Le competenze computazionali? Si insegnano già dalla scuola primaria. Succede nelle scuole Faes di Milano in piena controtendenza con quanto avviene nell’ambito della didattica tradizionale italiana.
Il Faes è un’associazione nata nel 1974 per promuovere la collaborazione educativa tra scuola e famiglia che gestisce scuole paritarie dall’asilo nido ai licei, tutte bilingue ed incentrate su un modello didattico che vede al centro della formazione i soft skills, cioè le abilità trasversali di relazione molto ricercate nel mondo del lavoro.
“Non puntiamo a far uscire dalla nostre scuole dei programmatori” ha spiegato Sam Guinea , un collaboratore del Faes , “ il vero obiettivo è quello di potenziare il pensiero computazionale di ogni bambino”. E tutto questo è importante a prescindere dalla carriera professionale che sceglieranno nella loro vita, ma li aiuterà con il problem solving utile per qualsiasi attività professionale che intraprenderanno.
“Con il coding” ha spiegato infatti, Guinea a CorCom “un problema complesso va analizzato in maniera critica e scomposto in problemi più piccoli. Esponendo i ragazzi al creative coding si insegna loro il valore della sperimentazione e del fallimento, che è parte integrante e naturale del processo, e a non arrendersi se all’inizio la soluzione proposta non funziona”.
Altro obiettivo importante è la possibilità di creare consapevolezza nei ragazzi sull’importanza dell’informatica nella società.
La formazione avviene in un contesto ludico dove i bambini durante la lezione possono utilizzare il programma Scratch che nasce con l’obiettivo di aiutare i bambini ad imparare a programmare attraverso il gioco e la creatività. “ I piccoli imparano a risolvere i problemi attraverso la creazione di semplici algoritmi, attraverso la combinazione di un numero determinato e finito di passi elementari.
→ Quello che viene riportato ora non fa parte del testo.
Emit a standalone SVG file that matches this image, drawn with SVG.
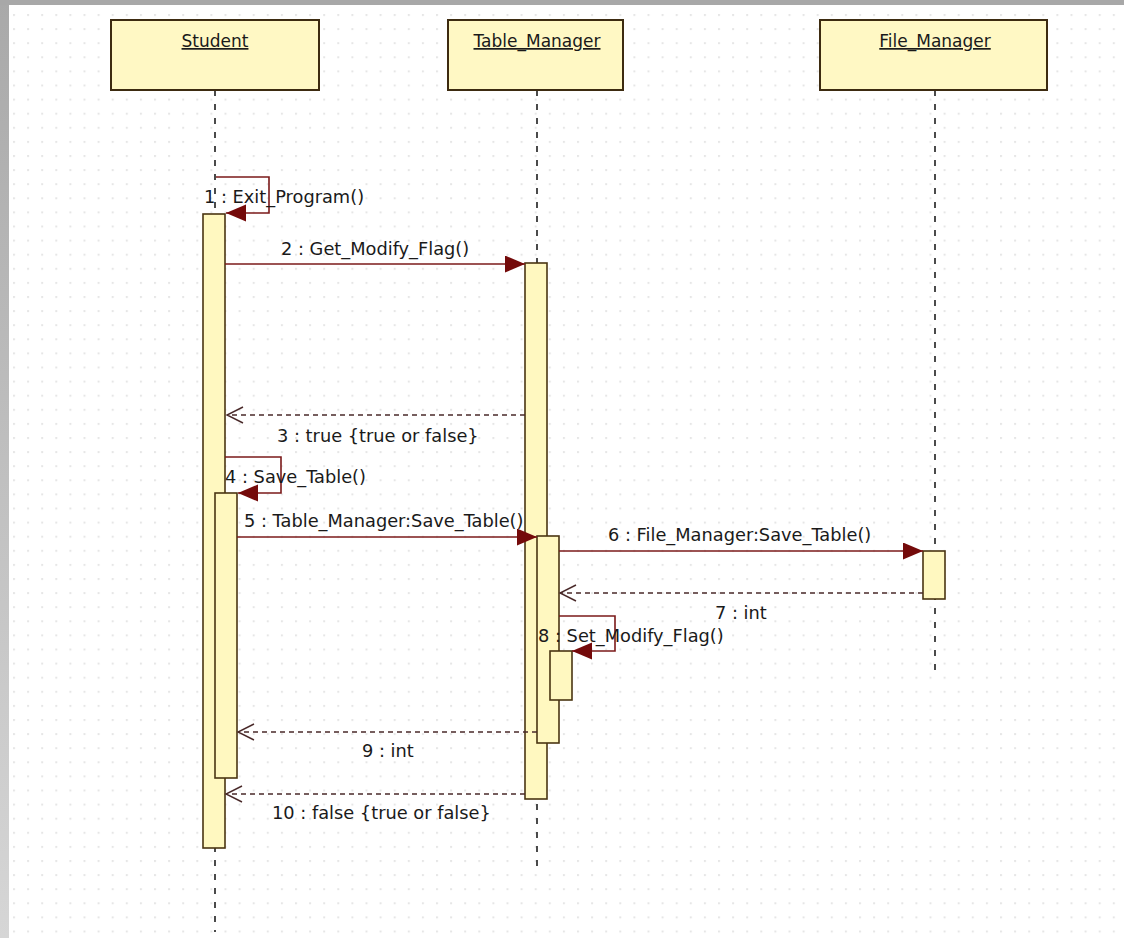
<svg xmlns="http://www.w3.org/2000/svg" width="1124" height="938" viewBox="0 0 1124 938">
<style>
  .hdr { fill: #fff8c4; stroke: #3d2b10; stroke-width: 2; }
  .act { fill: #fff8c0; stroke: #4a3512; stroke-width: 1.6; }
  .life { stroke: #1e1e1e; stroke-width: 1.6; stroke-dasharray: 6 8; fill: none; }
  .msg { stroke: #7b1a1a; stroke-width: 1.6; fill: none; }
  .ret { stroke: #4a2a2a; stroke-width: 1.4; stroke-dasharray: 5 4; fill: none; }
  .txt { font-family: "DejaVu Sans", Verdana, sans-serif; font-size: 17.8px; fill: #1a1a1a; }
  .htxt { font-family: "DejaVu Sans", Verdana, sans-serif; font-size: 17px; fill: #1a1a1a; text-anchor: middle; text-decoration: underline; }
</style>
<defs>
  <pattern id="grid" patternUnits="userSpaceOnUse" x="13" y="14" width="14.1" height="14.1">
    <rect x="0" y="0" width="2" height="2" fill="#e6e6e6"/>
  </pattern>
  <linearGradient id="side" x1="0" y1="0" x2="0" y2="1">
    <stop offset="0" stop-color="#a9a9a9"/>
    <stop offset="1" stop-color="#d6d6d6"/>
  </linearGradient>
  <marker id="fill" markerUnits="userSpaceOnUse" markerWidth="22" markerHeight="20" refX="20" refY="8.5" orient="auto">
    <path d="M0,0 L20,8.5 L0,17 z" fill="#740a0a"/>
  </marker>
  <marker id="open" markerUnits="userSpaceOnUse" markerWidth="20" markerHeight="20" refX="17" refY="9" orient="auto">
    <path d="M1,1 L17,9 L1,17" fill="none" stroke="#4a2a2a" stroke-width="1.4"/>
  </marker>
</defs>

<rect x="0" y="0" width="1124" height="938" fill="#ffffff"/>
<rect x="0" y="0" width="1124" height="938" fill="url(#grid)"/>
<rect x="0" y="0" width="9" height="938" fill="url(#side)"/>
<rect x="0" y="0" width="1124" height="5" fill="#a8a8a8"/>

<g id="student">
  <line class="life" x1="215" y1="90" x2="215" y2="932"/>
  <rect class="hdr" x="111" y="20" width="208" height="70"/>
  <text class="htxt" x="215" y="47">Student</text>
  <rect class="act" x="203" y="214" width="22" height="634"/>
  <rect class="act" x="215" y="493" width="22" height="285"/>
</g>

<g id="table_manager">
  <line class="life" x1="537" y1="90" x2="537" y2="870"/>
  <rect class="hdr" x="448" y="20" width="175" height="70"/>
  <text class="htxt" x="537" y="47">Table_Manager</text>
  <rect class="act" x="525" y="263" width="22" height="536"/>
  <rect class="act" x="537" y="536" width="22" height="207"/>
  <rect class="act" x="550" y="651" width="22" height="49"/>
</g>

<g id="file_manager">
  <line class="life" x1="935" y1="90" x2="935" y2="677"/>
  <rect class="hdr" x="820" y="20" width="227" height="70"/>
  <text class="htxt" x="935" y="47">File_Manager</text>
  <rect class="act" x="923" y="551" width="22" height="48"/>
</g>

<g id="connectors">
  <polyline class="msg" points="216,177 269,177 269,213 226,213" marker-end="url(#fill)"/>
  <line class="msg" x1="225" y1="264" x2="525" y2="264" marker-end="url(#fill)"/>
  <line class="ret" x1="525" y1="415" x2="227" y2="415" marker-end="url(#open)"/>
  <polyline class="msg" points="225,457 281,457 281,493 238,493" marker-end="url(#fill)"/>
  <line class="msg" x1="237" y1="537" x2="537" y2="537" marker-end="url(#fill)"/>
  <line class="msg" x1="559" y1="551" x2="923" y2="551" marker-end="url(#fill)"/>
  <line class="ret" x1="923" y1="593" x2="560" y2="593" marker-end="url(#open)"/>
  <polyline class="msg" points="559,616 615,616 615,651 572,651" marker-end="url(#fill)"/>
  <line class="ret" x1="537" y1="732" x2="238" y2="732" marker-end="url(#open)"/>
  <line class="ret" x1="525" y1="794" x2="226" y2="794" marker-end="url(#open)"/>
</g>

<g id="labels">
  <text class="txt" x="204" y="203">1 : Exit_Program()</text>
  <text class="txt" x="281" y="255">2 : Get_Modify_Flag()</text>
  <text class="txt" x="277" y="442">3 : true {true or false}</text>
  <text class="txt" x="225" y="483">4 : Save_Table()</text>
  <text class="txt" x="244" y="527">5 : Table_Manager:Save_Table()</text>
  <text class="txt" x="608" y="541">6 : File_Manager:Save_Table()</text>
  <text class="txt" x="715" y="619">7 : int</text>
  <text class="txt" x="538" y="642">8 : Set_Modify_Flag()</text>
  <text class="txt" x="362" y="757">9 : int</text>
  <text class="txt" x="272" y="819">10 : false {true or false}</text>
</g>
</svg>
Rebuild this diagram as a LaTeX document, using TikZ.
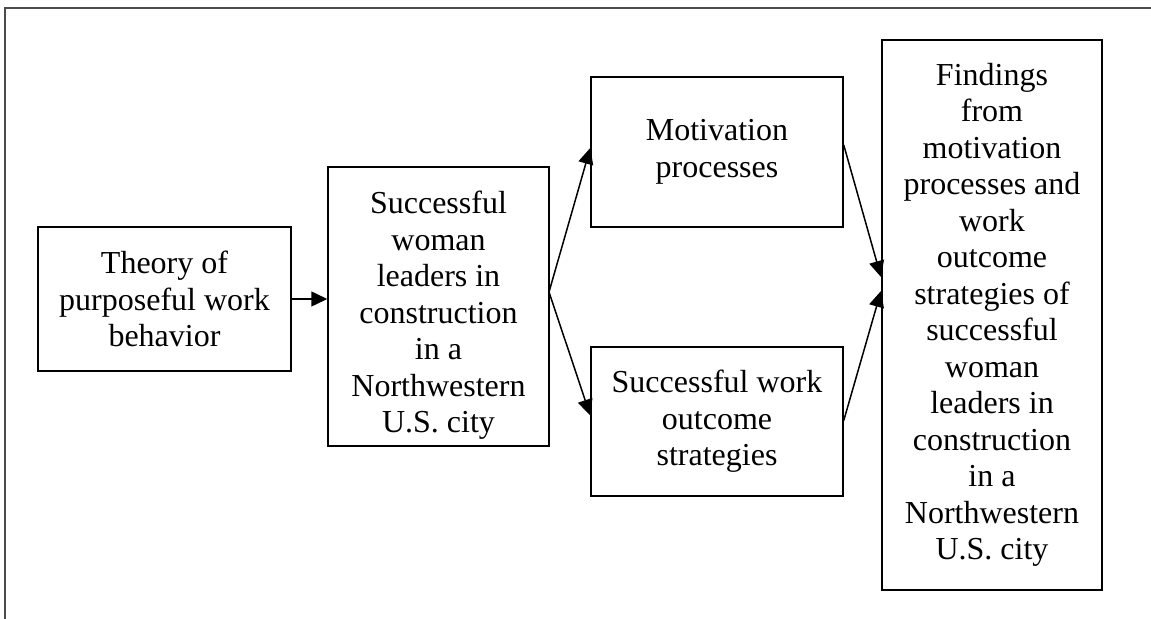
\documentclass[tikz,border=0pt]{standalone}
\usepackage{fontspec}
\setmainfont{Liberation Serif}
\usetikzlibrary{arrows.meta,calc}
\begin{document}
\begin{tikzpicture}[x=0.5pt,y=-0.5pt,
  box/.style={draw,line width=0.75pt,align=center,inner sep=0pt,
    font=\fontsize{16}{18.25}\selectfont},
  arr/.style={line width=0.75pt,-{Triangle[length=8pt,width=7.5pt]}},
  frame/.style={line width=1pt,black!70}]
\useasboundingbox (0,0) rectangle (1151,619);
\draw[frame] (5,619) -- (5,8) -- (1151,8);
\node[box,minimum width=126.5pt,minimum height=72pt] (b1) at (164.5,299)
  {Theory of\\purposeful work\\behavior};
\node[box,minimum width=110.5pt,minimum height=139.5pt] (b2) at (438.5,306.5)
  {\rule{0pt}{20pt}Successful\\woman\\leaders in\\construction\\in a\\Northwestern\\U.S. city};
\node[box,minimum width=126pt,minimum height=75pt] (mot) at (717,152)
  {Motivation\\processes};
\node[box,minimum width=126pt,minimum height=74.5pt] (suc) at (717,421.5)
  {Successful work\\outcome\\strategies};
\node[box,line width=1pt,minimum width=110pt,minimum height=275pt] (find) at (992,315)
  {Findings\\from\\motivation\\processes and\\work\\outcome\\strategies of\\successful\\woman\\leaders in\\construction\\in a\\Northwestern\\U.S. city};
\coordinate (fork) at (549,292);
\draw[arr] (b1.east) -- (b1.east -| b2.west);
\draw[arr] (fork) -- ($(mot.west)+(0,-4)$);
\draw[arr] (fork) -- ($(suc.west)+(0,-6)$);
\draw[arr] ($(mot.east)+(0,-7)$) -- ($(find.west)+(0,-38)$);
\draw[arr] ($(suc.east)+(0,-1)$) -- ($(find.west)+(0,-24)$);
\end{tikzpicture}
\end{document}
Questa attività li aiuta a sviluppare in loro un processo di “progettazione”, leggendo soluzioni pre esistenti riadattandole al proprio problema, trovando gli errori quando le cose non vanno e quindi ragionare sul tema affrontato”.
Nella secondaria di primo grado gli studenti arrivano a progettare e realizzare piccoli videogiochi , approccio ulteriormente consolidato nei licei dove viene aggiunta la materia “digital” con la realizzazione di semplici progetti di artigianato digitale che coinvolgono elementi di informatica, di robotica e di circuiti elettrici.
In un Paese dove appena il 5% dei laureati che escono dalle università italiane hanno competenze digitali (dati resi noti da una ricerca condotta da University2Business, società del Gruppo Digital360) e si fatica a trovare nelle aziende risorse con adeguati skill tecnologici, una fetta ancora troppo grande dei giovani italiani è inconsapevole di quanto il digitale stia trasformando la cultura aziendale, i processi e i modelli di business, un gap che il sistema scolastico non sta affatto colmando se non in casi specifici come quello della Faes.